● Set task: Each line from the top of the listing through the one holding "const fmt = (v: number)" should be restated word for word, with nothing added and no pictures.

Start of Stored rows

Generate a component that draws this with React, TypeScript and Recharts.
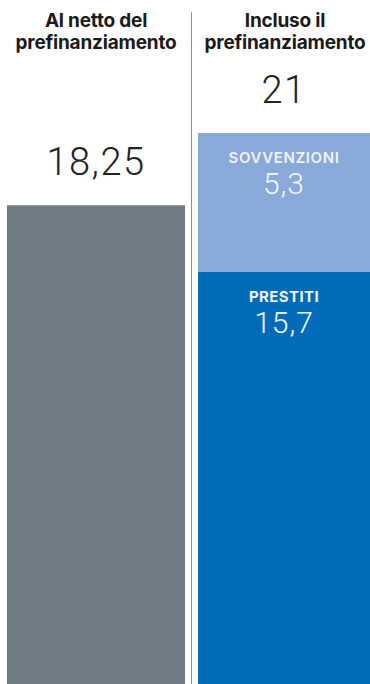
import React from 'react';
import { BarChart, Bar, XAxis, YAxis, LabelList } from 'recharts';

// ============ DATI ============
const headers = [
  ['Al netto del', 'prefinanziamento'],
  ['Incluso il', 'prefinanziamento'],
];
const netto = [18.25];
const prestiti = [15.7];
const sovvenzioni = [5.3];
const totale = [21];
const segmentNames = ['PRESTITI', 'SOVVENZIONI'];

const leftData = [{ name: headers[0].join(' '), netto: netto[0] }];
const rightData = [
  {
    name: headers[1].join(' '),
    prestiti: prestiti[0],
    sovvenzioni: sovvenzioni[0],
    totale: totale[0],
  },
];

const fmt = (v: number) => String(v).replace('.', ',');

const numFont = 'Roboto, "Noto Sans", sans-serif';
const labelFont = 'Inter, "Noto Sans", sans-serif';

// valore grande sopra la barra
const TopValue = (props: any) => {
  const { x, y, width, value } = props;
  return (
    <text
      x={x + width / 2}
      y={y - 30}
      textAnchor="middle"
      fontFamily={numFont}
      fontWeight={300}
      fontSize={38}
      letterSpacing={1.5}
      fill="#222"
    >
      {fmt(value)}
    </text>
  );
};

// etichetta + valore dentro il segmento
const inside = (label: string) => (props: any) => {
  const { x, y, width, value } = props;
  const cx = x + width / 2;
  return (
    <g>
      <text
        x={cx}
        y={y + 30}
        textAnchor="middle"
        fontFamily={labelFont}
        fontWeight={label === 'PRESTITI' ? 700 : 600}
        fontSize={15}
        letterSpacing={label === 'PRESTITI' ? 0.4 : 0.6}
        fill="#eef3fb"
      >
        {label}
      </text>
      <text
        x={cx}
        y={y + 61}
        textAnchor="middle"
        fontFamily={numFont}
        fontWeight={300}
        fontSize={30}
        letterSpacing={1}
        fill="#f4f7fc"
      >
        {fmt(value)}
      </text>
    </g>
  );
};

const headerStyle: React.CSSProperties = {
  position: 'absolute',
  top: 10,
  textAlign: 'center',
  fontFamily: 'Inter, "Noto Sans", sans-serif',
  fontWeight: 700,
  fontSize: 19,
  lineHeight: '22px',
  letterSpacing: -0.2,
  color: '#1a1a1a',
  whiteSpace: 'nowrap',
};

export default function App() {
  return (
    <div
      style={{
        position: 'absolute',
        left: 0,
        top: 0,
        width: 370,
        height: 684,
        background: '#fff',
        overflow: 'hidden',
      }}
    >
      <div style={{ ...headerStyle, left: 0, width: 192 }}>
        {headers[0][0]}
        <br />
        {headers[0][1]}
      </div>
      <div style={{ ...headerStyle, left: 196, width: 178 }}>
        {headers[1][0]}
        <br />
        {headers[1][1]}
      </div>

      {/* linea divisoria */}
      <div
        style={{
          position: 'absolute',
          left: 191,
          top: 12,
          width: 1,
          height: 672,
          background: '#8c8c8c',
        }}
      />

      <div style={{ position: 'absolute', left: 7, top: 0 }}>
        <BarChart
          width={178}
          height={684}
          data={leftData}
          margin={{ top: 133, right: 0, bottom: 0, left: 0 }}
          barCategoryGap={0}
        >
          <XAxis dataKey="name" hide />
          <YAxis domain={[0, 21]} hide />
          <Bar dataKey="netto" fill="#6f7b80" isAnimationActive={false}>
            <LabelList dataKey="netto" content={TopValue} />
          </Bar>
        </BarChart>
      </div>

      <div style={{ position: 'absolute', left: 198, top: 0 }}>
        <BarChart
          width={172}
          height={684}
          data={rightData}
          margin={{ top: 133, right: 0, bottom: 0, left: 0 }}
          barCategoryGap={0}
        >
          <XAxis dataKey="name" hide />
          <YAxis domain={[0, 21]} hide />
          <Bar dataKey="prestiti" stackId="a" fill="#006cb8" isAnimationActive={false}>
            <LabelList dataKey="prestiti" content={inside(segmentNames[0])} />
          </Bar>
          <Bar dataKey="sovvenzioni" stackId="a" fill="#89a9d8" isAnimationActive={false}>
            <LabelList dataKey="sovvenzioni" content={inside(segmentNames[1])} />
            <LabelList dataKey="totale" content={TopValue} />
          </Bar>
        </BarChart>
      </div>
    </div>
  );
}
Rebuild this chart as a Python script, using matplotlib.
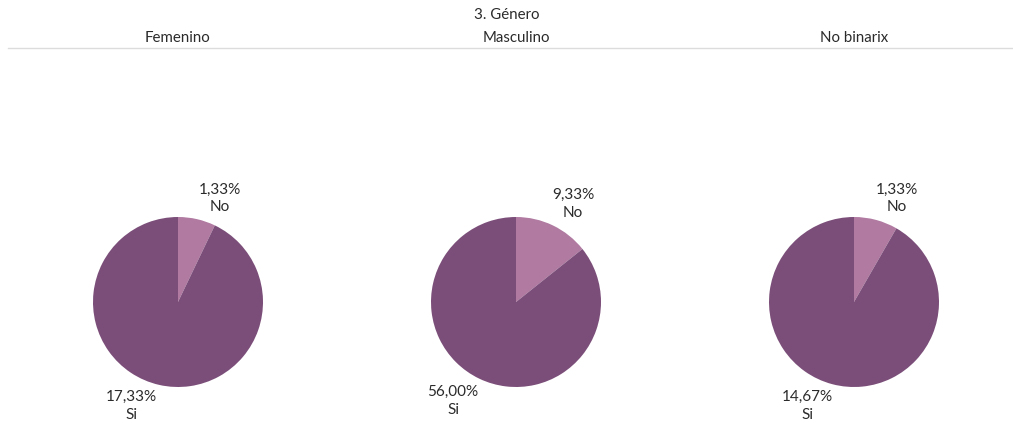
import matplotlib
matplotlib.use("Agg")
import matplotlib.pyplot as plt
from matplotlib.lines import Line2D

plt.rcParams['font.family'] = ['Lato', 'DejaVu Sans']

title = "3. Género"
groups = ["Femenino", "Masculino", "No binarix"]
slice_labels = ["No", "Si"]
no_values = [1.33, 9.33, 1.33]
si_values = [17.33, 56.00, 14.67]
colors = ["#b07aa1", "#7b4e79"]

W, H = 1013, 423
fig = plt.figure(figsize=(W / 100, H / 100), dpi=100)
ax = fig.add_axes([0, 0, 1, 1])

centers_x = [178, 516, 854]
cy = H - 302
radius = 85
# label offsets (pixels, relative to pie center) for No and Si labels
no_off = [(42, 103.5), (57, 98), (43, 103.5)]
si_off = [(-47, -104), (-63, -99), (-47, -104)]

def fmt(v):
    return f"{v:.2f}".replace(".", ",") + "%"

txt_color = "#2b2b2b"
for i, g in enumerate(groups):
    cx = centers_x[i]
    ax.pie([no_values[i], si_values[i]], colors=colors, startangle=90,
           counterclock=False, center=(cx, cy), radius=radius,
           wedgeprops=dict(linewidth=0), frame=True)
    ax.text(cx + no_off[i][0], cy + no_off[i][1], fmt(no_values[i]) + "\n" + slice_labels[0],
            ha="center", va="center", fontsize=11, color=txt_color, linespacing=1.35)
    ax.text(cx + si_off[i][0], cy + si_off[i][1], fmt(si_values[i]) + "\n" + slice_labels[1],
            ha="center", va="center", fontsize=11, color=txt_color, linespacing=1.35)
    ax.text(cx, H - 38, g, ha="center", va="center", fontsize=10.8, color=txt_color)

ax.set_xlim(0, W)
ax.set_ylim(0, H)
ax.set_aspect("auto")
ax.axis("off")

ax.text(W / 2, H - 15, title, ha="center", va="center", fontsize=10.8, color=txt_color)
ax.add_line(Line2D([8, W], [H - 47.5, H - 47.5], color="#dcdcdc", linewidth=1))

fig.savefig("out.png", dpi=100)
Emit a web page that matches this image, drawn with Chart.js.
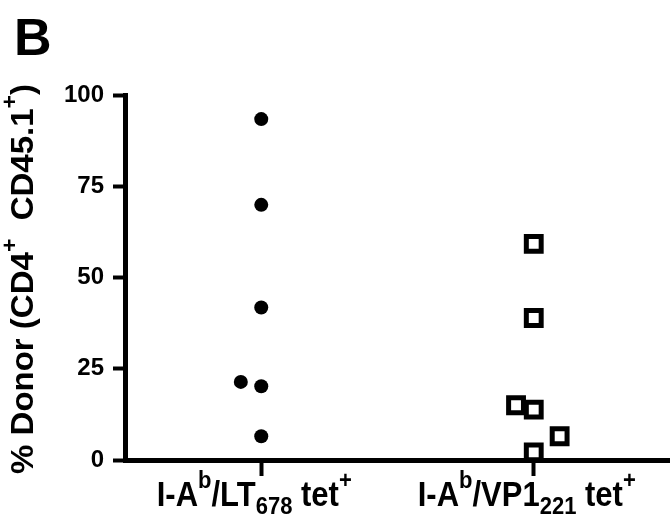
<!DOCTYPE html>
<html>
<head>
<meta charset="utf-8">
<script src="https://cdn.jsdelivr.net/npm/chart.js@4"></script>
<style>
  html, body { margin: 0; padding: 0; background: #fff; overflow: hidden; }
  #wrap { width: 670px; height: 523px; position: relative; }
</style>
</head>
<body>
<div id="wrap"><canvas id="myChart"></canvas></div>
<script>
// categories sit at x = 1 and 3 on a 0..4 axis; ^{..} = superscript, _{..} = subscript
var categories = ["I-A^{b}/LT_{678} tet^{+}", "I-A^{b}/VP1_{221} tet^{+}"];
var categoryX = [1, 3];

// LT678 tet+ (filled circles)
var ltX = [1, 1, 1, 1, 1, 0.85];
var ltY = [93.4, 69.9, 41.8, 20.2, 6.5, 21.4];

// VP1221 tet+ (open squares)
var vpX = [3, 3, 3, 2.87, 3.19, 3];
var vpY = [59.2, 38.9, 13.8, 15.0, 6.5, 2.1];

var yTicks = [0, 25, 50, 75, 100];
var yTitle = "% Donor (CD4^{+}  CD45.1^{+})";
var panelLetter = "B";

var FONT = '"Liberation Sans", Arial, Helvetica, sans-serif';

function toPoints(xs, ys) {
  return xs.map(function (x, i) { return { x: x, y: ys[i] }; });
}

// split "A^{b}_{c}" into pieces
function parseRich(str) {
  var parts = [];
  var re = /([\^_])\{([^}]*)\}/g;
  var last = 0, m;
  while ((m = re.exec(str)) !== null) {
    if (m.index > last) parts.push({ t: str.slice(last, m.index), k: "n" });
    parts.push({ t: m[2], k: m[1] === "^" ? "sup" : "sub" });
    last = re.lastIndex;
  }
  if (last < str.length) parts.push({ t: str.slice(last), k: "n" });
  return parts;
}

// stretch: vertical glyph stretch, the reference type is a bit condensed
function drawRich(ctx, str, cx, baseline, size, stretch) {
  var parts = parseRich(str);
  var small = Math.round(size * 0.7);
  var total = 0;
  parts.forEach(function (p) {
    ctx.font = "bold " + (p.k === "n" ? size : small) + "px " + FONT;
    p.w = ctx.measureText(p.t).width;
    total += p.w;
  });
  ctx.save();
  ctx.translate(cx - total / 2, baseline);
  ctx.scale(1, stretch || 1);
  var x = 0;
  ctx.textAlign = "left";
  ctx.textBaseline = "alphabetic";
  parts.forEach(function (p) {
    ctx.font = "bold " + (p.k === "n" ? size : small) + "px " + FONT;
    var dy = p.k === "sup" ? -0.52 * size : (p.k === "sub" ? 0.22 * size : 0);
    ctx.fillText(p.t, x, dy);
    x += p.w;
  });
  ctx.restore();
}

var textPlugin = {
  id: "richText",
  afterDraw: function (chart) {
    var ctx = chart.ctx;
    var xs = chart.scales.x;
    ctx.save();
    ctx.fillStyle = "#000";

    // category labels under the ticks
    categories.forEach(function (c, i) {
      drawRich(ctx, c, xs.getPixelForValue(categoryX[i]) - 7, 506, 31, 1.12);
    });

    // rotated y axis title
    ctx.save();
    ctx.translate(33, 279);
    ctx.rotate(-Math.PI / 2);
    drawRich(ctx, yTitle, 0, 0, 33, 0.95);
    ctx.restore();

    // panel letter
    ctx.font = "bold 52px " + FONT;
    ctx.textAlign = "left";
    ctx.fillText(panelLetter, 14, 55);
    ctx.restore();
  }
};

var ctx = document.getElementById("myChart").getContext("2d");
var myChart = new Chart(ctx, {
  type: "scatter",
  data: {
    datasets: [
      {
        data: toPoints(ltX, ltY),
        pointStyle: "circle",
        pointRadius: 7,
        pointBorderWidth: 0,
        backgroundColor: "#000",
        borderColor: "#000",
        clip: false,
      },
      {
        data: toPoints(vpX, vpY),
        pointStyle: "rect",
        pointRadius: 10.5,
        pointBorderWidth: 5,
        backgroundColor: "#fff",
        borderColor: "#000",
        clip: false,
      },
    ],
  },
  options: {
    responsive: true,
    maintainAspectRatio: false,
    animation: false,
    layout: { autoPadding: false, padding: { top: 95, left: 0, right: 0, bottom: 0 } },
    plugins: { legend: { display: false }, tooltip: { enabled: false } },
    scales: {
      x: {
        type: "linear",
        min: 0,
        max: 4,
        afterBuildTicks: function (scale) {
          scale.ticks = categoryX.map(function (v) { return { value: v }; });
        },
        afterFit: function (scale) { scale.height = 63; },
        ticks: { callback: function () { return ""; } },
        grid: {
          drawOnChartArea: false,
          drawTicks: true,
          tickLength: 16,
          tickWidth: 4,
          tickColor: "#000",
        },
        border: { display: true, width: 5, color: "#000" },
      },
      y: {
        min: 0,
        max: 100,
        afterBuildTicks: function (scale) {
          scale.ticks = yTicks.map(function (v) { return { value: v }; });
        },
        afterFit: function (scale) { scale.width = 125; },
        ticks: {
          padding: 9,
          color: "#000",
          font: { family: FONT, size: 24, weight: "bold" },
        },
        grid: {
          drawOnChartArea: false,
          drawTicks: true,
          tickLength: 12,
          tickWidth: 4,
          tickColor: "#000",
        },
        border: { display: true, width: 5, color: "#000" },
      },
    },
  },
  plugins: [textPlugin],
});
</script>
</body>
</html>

End of Stored rows

● Task output:
Generate a component that draws this with React, TypeScript and Recharts.
import React from 'react';
import { BarChart, Bar, XAxis, YAxis, LabelList } from 'recharts';

// ============ DATI ============
const headers = [
  ['Al netto del', 'prefinanziamento'],
  ['Incluso il', 'prefinanziamento'],
];
const netto = [18.25];
const prestiti = [15.7];
const sovvenzioni = [5.3];
const totale = [21];
const segmentNames = ['PRESTITI', 'SOVVENZIONI'];

const leftData = [{ name: headers[0].join(' '), netto: netto[0] }];
const rightData = [
  {
    name: headers[1].join(' '),
    prestiti: prestiti[0],
    sovvenzioni: sovvenzioni[0],
    totale: totale[0],
  },
];

const fmt = (v: number) => String(v).replace('.', ',');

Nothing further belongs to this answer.